SET TICK_FONT = 5, CAPTION_FONT = 5
SET WORLD_WINDOW = -999 -999 -999 -999
SET NO_XY_SCOLUMNS = 0 0, DPLOT_BOUNDS 0.0 -999
TRANSFORM TRF_TYPE=LOGARITHMIC4, TRF_PARAMETERS=10 1
"""
m.write_asgl(asglroot='asgl1-a', plots_per_page=3, dimensions=2,
             plot_position=9, every_x_numbered=12, every_y_numbered=12,
             text=text, x_decimal=0, y_decimal=0)

os.system("asgl asgl1-a")
os.system("ps2pdf asgl1-a.ps")

giving a set of Φ/Ψ plots.

The distributions are clearly not 2D Gaussian functions and need to be approximated by 2D cubic splines. Exploring and visualizing various smoothing options results in the following file to produce the final MODELLER MDT library:

from modeller import *
import mdt
import mdt.features

env = Environ()
mlib = mdt.Library(env)
xray = mdt.features.XRayResolution(mlib, bins=[(0.51, 2.001, 'High res(2.0A)')])
restyp = mdt.features.ResidueType(mlib)
psi = mdt.features.PsiDihedral(mlib, bins=mdt.uniform_bins(72, -180, 5.0))
phi = mdt.features.PhiDihedral(mlib, bins=mdt.uniform_bins(72, -180, 5.0))

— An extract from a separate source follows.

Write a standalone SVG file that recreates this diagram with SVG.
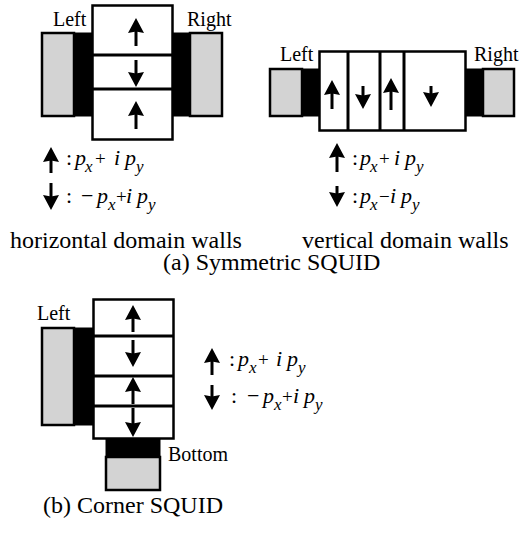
<svg xmlns="http://www.w3.org/2000/svg" width="519" height="533" viewBox="0 0 519 533">
<style>
.box{fill:#fff;stroke:#000;stroke-width:2.5}
.wall{stroke:#000;stroke-width:3}
.gray{fill:#d3d3d3;stroke:#000;stroke-width:2.5}
.blk{fill:#000;stroke:#000;stroke-width:1}
.arr{stroke:#000;stroke-width:3;marker-end:url(#ah)}
text{font-family:"Liberation Serif","Times New Roman",serif;fill:#000}
.lbl{font-size:20px}
.ttl{font-size:24px}
.eq{font-size:22px}
.it{font-style:italic}
.sub{font-style:italic;font-size:17px}
.op{font-size:19px}
</style>
<defs>
<marker id="ah" viewBox="0 0 15 16" refX="6" refY="8" markerWidth="15" markerHeight="16" markerUnits="userSpaceOnUse" orient="auto">
<path d="M0,0 L15,8 L0,16 L1.5,8 z" fill="#000"/>
</marker>
</defs>

<!-- (a) horizontal domain walls -->
<g id="a-left-lead">
<rect class="blk" x="74" y="33" width="18" height="83"/>
<rect class="gray" x="42" y="33" width="32" height="83"/>
<text class="lbl" x="53" y="26">Left</text>
</g>
<g id="a-right-lead">
<rect class="blk" x="172" y="33" width="18" height="83"/>
<rect class="gray" x="190" y="33" width="32" height="83"/>
<text class="lbl" x="187" y="26">Right</text>
</g>
<g id="a-horizontal-junction">
<rect class="box" x="92.5" y="5.5" width="80" height="134"/>
<line class="wall" x1="92" y1="55" x2="172" y2="55"/>
<line class="wall" x1="92" y1="89" x2="172" y2="89"/>
</g>

<!-- (a) vertical domain walls -->
<g id="a2-left-lead">
<rect class="blk" x="302" y="69" width="17" height="47"/>
<rect class="gray" x="270" y="69" width="32" height="47"/>
<text class="lbl" x="280" y="61">Left</text>
</g>
<g id="a2-right-lead">
<rect class="blk" x="465" y="69" width="18" height="47"/>
<rect class="gray" x="483" y="69" width="31" height="47"/>
<text class="lbl" x="474" y="61">Right</text>
</g>
<g id="a2-vertical-junction">
<rect class="box" x="319.5" y="51.5" width="146" height="79"/>
<line class="wall" x1="348" y1="51" x2="348" y2="131"/>
<line class="wall" x1="380" y1="51" x2="380" y2="131"/>
<line class="wall" x1="404" y1="51" x2="404" y2="131"/>
</g>

<!-- (b) corner SQUID -->
<g id="b-left-lead">
<rect class="blk" x="74" y="328" width="19" height="97"/>
<rect class="gray" x="42" y="328" width="32" height="97"/>
<text class="lbl" x="37" y="320">Left</text>
</g>
<g id="b-bottom-lead">
<rect class="blk" x="106" y="439" width="54" height="18"/>
<rect class="gray" x="106" y="457" width="54" height="33"/>
<text class="lbl" x="168" y="461">Bottom</text>
</g>
<g id="b-junction">
<rect class="box" x="93.5" y="299.5" width="80" height="139"/>
<line class="wall" x1="93" y1="336" x2="174" y2="336"/>
<line class="wall" x1="93" y1="376" x2="174" y2="376"/>
<line class="wall" x1="93" y1="406" x2="174" y2="406"/>
</g>

<g id="arrows">
<!-- a left -->
<line class="arr" x1="136" y1="46" x2="136" y2="27"/>
<line class="arr" x1="136" y1="60" x2="136" y2="78"/>
<line class="arr" x1="136" y1="129" x2="136" y2="110"/>
<!-- a right -->
<line class="arr" x1="332" y1="109" x2="332" y2="89"/>
<line class="arr" x1="363" y1="86" x2="363" y2="100"/>
<line class="arr" x1="391" y1="110" x2="391" y2="87"/>
<line class="arr" x1="431" y1="86" x2="431" y2="98"/>
<!-- b -->
<line class="arr" x1="133" y1="332" x2="133" y2="314"/>
<line class="arr" x1="133" y1="340" x2="133" y2="358"/>
<line class="arr" x1="133" y1="404" x2="133" y2="386"/>
<line class="arr" x1="133" y1="408" x2="133" y2="428"/>
<!-- legends -->
<line class="arr" x1="51" y1="173" x2="51" y2="156"/>
<line class="arr" x1="51" y1="183" x2="51" y2="201"/>
<line class="arr" x1="337" y1="172" x2="337" y2="152"/>
<line class="arr" x1="337" y1="186" x2="337" y2="198"/>
<line class="arr" x1="212" y1="375" x2="212" y2="357"/>
<line class="arr" x1="212" y1="385" x2="212" y2="401"/>
</g>

<g id="legend-a-left">
<text class="eq" y="165"><tspan x="66">:</tspan><tspan class="it" x="75">p</tspan><tspan class="sub" x="85" y="172">x</tspan><tspan class="op" x="95" y="165">+</tspan><tspan class="it" x="114">i</tspan><tspan class="it" x="125">p</tspan><tspan class="sub" x="136" y="172">y</tspan></text>
<text class="eq" y="203"><tspan x="66">:</tspan><tspan x="81">−</tspan><tspan class="it" x="97">p</tspan><tspan class="sub" x="108" y="210">x</tspan><tspan class="op" x="116" y="203">+</tspan><tspan class="it" x="126">i</tspan><tspan class="it" x="137">p</tspan><tspan class="sub" x="148" y="210">y</tspan></text>
</g>
<g id="legend-a-right">
<text class="eq" y="165"><tspan x="352">:</tspan><tspan class="it" x="360">p</tspan><tspan class="sub" x="370" y="172">x</tspan><tspan class="op" x="379" y="165">+</tspan><tspan class="it" x="394">i</tspan><tspan class="it" x="405">p</tspan><tspan class="sub" x="416" y="172">y</tspan></text>
<text class="eq" y="203"><tspan x="352">:</tspan><tspan class="it" x="360">p</tspan><tspan class="sub" x="370" y="210">x</tspan><tspan class="op" x="379" y="203">−</tspan><tspan class="it" x="390">i</tspan><tspan class="it" x="401">p</tspan><tspan class="sub" x="412" y="210">y</tspan></text>
</g>
<g id="legend-b">
<text class="eq" y="366"><tspan x="229">:</tspan><tspan class="it" x="238">p</tspan><tspan class="sub" x="249" y="373">x</tspan><tspan class="op" x="258" y="366">+</tspan><tspan class="it" x="276">i</tspan><tspan class="it" x="287">p</tspan><tspan class="sub" x="298" y="373">y</tspan></text>
<text class="eq" y="403"><tspan x="231">:</tspan><tspan x="247">−</tspan><tspan class="it" x="263">p</tspan><tspan class="sub" x="274" y="410">x</tspan><tspan class="op" x="282" y="403">+</tspan><tspan class="it" x="293">i</tspan><tspan class="it" x="304">p</tspan><tspan class="sub" x="315" y="410">y</tspan></text>
</g>

<g id="captions">
<text class="ttl" x="10" y="248">horizontal domain walls</text>
<text class="ttl" x="302" y="248">vertical domain walls</text>
<text class="ttl" x="163" y="270">(a) Symmetric SQUID</text>
<text class="ttl" x="43" y="513">(b) Corner SQUID</text>
</g>
</svg>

m = mdt.Table(mlib, file='mdt.mdt')

# Eliminate the bins corresponding to undefined values:
m = m.reshape(features=(xray, restyp, psi, phi), offset=(0,0,0,0),
              shape=(1,-2,-1,-1))

# Let's get rid of the resolution variable from the output MDT table:
m = m.integrate(features=(restyp, psi, phi))

# Process the raw histograms to get appropriate pdf 1D splines for restraints:

# Start by smoothing with a uniform prior (equal weight when 10 points per bin),
# producing a normalized distribution that sums to 1 (not a pdf when dx != 1):
m = m.smooth(dimensions=2, weight=10)

# Normalize it to get the true pdf (Integral p(x) dx = 1):
# (the scaling actually does not matter, because I am eventually taking the
#  log and subtracting the smallest element of the final pdf, so this command
#  could be omitted without impact):
m = m.normalize(to_pdf=True, dimensions=2, dx_dy=(5., 5.), to_zero=True)

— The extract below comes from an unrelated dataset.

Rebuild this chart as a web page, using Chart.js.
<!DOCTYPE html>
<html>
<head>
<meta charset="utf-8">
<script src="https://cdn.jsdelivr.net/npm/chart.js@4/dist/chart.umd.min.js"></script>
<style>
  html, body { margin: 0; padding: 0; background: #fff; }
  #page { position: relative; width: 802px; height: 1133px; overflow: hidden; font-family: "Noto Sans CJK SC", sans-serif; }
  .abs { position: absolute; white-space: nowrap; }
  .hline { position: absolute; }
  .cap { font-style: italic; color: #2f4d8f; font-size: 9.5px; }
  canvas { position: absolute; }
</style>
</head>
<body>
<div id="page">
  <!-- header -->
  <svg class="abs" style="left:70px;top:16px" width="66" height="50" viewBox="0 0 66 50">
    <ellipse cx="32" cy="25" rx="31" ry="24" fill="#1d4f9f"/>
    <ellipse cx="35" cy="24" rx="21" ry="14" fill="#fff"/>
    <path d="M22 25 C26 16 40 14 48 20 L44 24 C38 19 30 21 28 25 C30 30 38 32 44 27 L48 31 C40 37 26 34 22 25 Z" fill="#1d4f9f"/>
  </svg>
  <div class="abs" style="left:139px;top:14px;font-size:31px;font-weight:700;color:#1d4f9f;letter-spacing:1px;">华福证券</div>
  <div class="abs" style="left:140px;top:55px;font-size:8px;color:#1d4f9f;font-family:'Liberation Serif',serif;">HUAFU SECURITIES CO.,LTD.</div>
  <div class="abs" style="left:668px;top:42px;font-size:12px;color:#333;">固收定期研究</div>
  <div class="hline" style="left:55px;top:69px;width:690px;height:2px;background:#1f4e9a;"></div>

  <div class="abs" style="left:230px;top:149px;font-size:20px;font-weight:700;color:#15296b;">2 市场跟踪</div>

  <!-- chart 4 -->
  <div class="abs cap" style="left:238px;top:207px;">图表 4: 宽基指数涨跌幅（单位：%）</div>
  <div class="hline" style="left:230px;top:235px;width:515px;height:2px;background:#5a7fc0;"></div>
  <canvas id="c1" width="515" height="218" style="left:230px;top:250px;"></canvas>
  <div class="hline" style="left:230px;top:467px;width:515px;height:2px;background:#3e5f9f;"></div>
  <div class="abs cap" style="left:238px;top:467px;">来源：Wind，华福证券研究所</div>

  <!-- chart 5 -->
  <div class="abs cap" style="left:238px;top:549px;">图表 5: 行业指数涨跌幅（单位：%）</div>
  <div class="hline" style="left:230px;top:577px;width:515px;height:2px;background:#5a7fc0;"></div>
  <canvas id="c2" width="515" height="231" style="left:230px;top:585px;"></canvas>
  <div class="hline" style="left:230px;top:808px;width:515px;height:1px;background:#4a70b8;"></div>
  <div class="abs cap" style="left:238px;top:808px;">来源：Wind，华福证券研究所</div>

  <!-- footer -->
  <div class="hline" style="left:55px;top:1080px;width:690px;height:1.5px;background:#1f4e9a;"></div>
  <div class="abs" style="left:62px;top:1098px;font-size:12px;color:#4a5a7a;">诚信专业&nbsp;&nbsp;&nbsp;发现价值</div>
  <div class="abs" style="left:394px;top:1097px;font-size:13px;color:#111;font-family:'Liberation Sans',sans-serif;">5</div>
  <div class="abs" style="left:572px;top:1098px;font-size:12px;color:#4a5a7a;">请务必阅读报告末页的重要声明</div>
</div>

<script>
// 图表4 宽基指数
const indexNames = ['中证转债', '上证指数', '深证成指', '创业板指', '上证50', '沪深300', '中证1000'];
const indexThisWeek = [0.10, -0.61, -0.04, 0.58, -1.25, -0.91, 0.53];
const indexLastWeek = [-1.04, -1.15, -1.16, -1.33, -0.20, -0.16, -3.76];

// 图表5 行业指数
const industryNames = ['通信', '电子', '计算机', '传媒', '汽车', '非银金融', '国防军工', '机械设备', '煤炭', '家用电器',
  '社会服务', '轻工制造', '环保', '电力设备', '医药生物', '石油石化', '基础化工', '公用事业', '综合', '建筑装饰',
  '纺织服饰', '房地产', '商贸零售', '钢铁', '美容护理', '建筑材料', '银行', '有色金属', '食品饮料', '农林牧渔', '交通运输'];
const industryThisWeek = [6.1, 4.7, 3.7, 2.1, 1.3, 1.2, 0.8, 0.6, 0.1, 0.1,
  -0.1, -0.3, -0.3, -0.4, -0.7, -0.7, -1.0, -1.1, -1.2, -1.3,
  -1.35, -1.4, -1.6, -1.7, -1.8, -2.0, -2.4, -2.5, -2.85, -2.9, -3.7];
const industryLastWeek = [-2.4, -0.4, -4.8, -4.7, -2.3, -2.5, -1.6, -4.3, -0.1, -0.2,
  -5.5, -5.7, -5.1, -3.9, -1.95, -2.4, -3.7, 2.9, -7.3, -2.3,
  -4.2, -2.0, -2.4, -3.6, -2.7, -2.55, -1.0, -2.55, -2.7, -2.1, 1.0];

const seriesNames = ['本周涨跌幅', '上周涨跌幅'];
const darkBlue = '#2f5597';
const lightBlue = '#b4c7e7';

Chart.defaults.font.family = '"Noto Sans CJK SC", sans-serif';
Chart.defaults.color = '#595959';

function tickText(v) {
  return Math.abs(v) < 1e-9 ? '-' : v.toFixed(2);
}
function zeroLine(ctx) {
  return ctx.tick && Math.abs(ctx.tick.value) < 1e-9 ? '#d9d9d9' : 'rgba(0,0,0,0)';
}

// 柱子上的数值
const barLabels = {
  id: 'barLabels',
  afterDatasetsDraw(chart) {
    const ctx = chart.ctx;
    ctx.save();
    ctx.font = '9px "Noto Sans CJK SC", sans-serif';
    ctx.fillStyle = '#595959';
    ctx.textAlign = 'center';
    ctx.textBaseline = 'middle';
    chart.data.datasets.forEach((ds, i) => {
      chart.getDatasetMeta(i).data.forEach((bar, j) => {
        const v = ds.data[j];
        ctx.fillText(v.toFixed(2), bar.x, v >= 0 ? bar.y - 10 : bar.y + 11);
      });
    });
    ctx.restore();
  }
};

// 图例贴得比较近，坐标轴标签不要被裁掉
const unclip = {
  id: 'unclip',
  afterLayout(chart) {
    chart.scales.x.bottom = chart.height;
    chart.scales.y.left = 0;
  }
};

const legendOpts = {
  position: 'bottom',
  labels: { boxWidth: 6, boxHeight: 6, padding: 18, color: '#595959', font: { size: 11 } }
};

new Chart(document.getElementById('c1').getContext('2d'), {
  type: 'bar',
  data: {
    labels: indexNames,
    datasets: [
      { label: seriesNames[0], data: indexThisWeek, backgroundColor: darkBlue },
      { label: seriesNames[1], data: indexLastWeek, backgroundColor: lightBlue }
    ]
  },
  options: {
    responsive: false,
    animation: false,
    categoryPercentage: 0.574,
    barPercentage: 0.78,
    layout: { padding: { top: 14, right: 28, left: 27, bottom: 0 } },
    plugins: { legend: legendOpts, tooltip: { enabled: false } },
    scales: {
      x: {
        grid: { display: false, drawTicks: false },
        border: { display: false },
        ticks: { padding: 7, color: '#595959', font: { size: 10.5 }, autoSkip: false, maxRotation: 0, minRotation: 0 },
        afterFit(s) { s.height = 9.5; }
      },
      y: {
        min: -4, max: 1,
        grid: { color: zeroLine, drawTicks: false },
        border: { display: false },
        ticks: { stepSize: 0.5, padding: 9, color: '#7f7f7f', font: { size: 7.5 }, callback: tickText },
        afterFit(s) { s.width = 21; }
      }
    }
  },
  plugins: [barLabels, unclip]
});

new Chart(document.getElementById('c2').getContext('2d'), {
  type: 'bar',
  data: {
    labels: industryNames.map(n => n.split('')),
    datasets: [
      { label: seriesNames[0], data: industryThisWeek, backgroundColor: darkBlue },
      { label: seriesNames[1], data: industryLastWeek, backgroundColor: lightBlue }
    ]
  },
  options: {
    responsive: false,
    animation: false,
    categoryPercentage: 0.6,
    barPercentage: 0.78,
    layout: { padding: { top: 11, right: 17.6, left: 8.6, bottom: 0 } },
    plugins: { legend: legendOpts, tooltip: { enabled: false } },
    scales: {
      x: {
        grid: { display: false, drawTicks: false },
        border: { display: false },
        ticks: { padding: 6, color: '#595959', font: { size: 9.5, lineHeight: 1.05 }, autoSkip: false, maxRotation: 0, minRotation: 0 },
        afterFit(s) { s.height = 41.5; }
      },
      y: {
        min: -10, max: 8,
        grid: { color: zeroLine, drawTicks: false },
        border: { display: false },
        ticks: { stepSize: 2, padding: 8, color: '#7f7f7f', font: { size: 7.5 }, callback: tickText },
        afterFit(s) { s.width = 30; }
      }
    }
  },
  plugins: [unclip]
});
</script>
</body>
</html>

# Take the logarithm of the smoothed frequencies
# (this is safe: none of bins is 0 because of mdt.smooth()):
m = m.log_transform(offset=0., multiplier=1.)

# Reverse the sign:
m = m.linear_transform(offset=0., multiplier=-1.)

# Offset the final distribution so that the lowest value is at 0:
m = m.offset_min(dimensions=2)

mdt.write_2dsplinelib(file("phipsi.py", "w"), m, density_cutoff=0.1)

The raw, smooth, and transformed surfaces are visualized and compared best with Mathematica.

Non-bonded restraints

A general pairwise distance- and atom-type dependent statistical potential for all atom type pairs has been derived by Min-yi Shen (DOPE). MDT could, however, be used to derive specialized pairwise non-bonded restraints.